WAGNER: They`ll be running clips of Newt Gingrich and Michele
Bachmann talking about Mitt Romney.

O`DONNELL: Alex Wagner and Chris Hayes, thank you both very much for
joining me tonight.

WAGNER: Thanks, Lawrence.

O`DONNELL: Coming up, someone I have been trying to get on the show
since day one, simply because he is right about everything. He just is.
Everything he has said about what we should do and shouldn`t do to pull
this country and the world out of the big recession has been right. Paul
Krugman will join me. I will be taking notes.

Also joining me, the Republican legislator who fought the anti-gay
legislation this week and told us a lot about himself in the process. He
never expected to be telling the world that he is gay but he did.

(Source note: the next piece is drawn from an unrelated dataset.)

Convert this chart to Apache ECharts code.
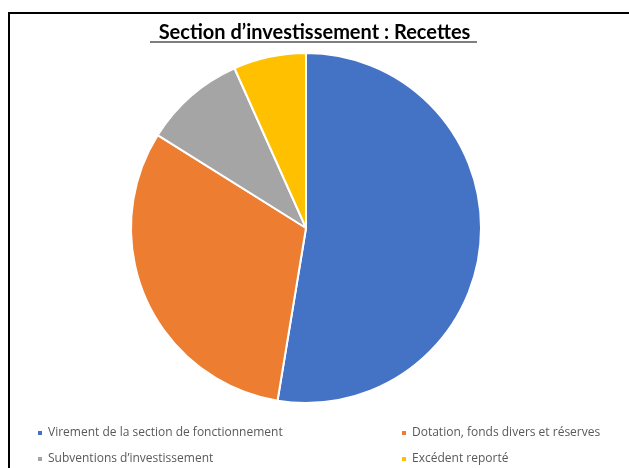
<!DOCTYPE html>
<html>
<head>
<meta charset="utf-8">
<script src="https://cdn.jsdelivr.net/npm/echarts@6/dist/echarts.min.js"></script>
<style>
  html, body { margin: 0; padding: 0; background: #fff; }
  #chart { width: 629px; height: 468px; }
</style>
</head>
<body>
<div id="chart"></div>
<script>
// données (parts en %)
const categories = [
  'Virement de la section de fonctionnement',
  'Dotation, fonds divers et réserves',
  'Subventions d\u2019investissement',
  'Excédent reporté'
]
const values = [52.6, 31.3, 9.4, 6.7]
const colors = ['#4472c4', '#ed7d31', '#a5a5a5', '#ffc000']

const chart = echarts.init(document.getElementById('chart'))

// légende sur 2 colonnes x 2 lignes : une légende par entrée
const legendPos = [[36, 425], [400, 425], [36, 451], [400, 451]]
const legends = categories.map((name, i) => ({
  data: [name],
  left: legendPos[i][0],
  top: legendPos[i][1],
  padding: 0,
  itemWidth: 6,
  itemHeight: 6,
  icon: 'rect',
  textStyle: {
    fontFamily: 'Open Sans',
    fontSize: 12,
    color: '#595959',
    lineHeight: 16
  }
}))

chart.setOption({
  animation: false,
  color: colors,
  title: {
    text: 'Section d\u2019investissement : Recettes',
    left: 'center',
    top: 18,
    textStyle: {
      fontFamily: 'Lato',
      fontSize: 20,
      fontWeight: 'bold',
      color: '#000'
    }
  },
  legend: legends,
  graphic: [
    {
      // cadre noir
      type: 'rect',
      shape: { x: 9, y: 13, width: 700, height: 500 },
      style: { fill: 'none', stroke: '#000', lineWidth: 2 },
      silent: true
    },
    {
      // soulignement du titre
      type: 'line',
      shape: { x1: 150, y1: 42, x2: 477, y2: 42 },
      style: { stroke: '#000', lineWidth: 1.2 },
      silent: true
    }
  ],
  series: [
    {
      type: 'pie',
      center: [306, 228],
      radius: 175,
      startAngle: 90,
      clockwise: true,
      label: { show: false },
      labelLine: { show: false },
      itemStyle: { borderColor: '#fff', borderWidth: 2 },
      data: categories.map((name, i) => ({ name, value: values[i] }))
    }
  ]
})
</script>
</body>
</html>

And in the "Rewrite" tonight, another president in favor of ending
the war on drugs. He is a former president since this is not the kind of
thing presidents like to say when in office. Guess which former president?
That`s coming up.

(COMMERCIAL BREAK)

O`DONNELL: Tonight`s edition of veep auditions, Virginia`s Bob
McDonnell gave it a try. But, unfortunately for him, Michele Bachmann was
also on the stage. That`s coming up.

And which former president has come out in favor of legalizing drugs?
The answer is in the "Rewrite". Hint, he has a mustache.

(COMMERCIAL BREAK)

(BEGIN VIDEO CLIP)

MCDONELL: Any candidate calls a potential nominee and says, listen ,
you could help the party, you could help the country, of course, you
consider it. But I`m not asking for an interview. I just want to see Mitt
Romney win.

(END VIDEO CLIP)

O`DONNELL: Another day, another audition for a possible vice
presidential candidate. Today, it was Virginia Governor McDonnell.

(BEGIN VIDEO CLIP)

MCDONNELL: Welcome to the state with the lowest unemployment rate in
the Southeast.

(END VIDEO CLIP)

O`DONNELL: Governor McDonnell talked for a few minutes more but that
first sentence really is his entire case for being on the Republican
ticket. He is a term-limited governor who is not running for anything but
he`s still spending money on campaign ads just for himself in Virginia.

(BEGIN VIDEO CLIP)

MCDONNELL: When we took office, times were tough for Virginia`s
families. But together, we focused like a laser on jobs and our economy.
The result, the lowest unemployment rate in over years, and thousands of
new Virginia jobs. Ands we`re rated best state in America for business.

(END VIDEO CLIP)

O`DONNELL: Joining me now Pulitzer Prize-winning journalist for "The
Washington Post" and an MSNBC political analyst, and Virginia registered
voter, Eugene Robinson.

Eugene, here, your governor is running campaign ads in Virginia and
he is not running for anything. What do we make of this?

EUGENE ROBINSON, WASHINGTON POST: Well, we make of this that he is
running for vice president. There is no reason, zero reason for a Virginia
governor who serves one term and out -- for a Virginia governor to run
those sorts of ads. He can`t be reelected, you can`t run consequential
service, sequential terms as Virginia governors. So, what else could he
possibly be running for. I can`t imagine.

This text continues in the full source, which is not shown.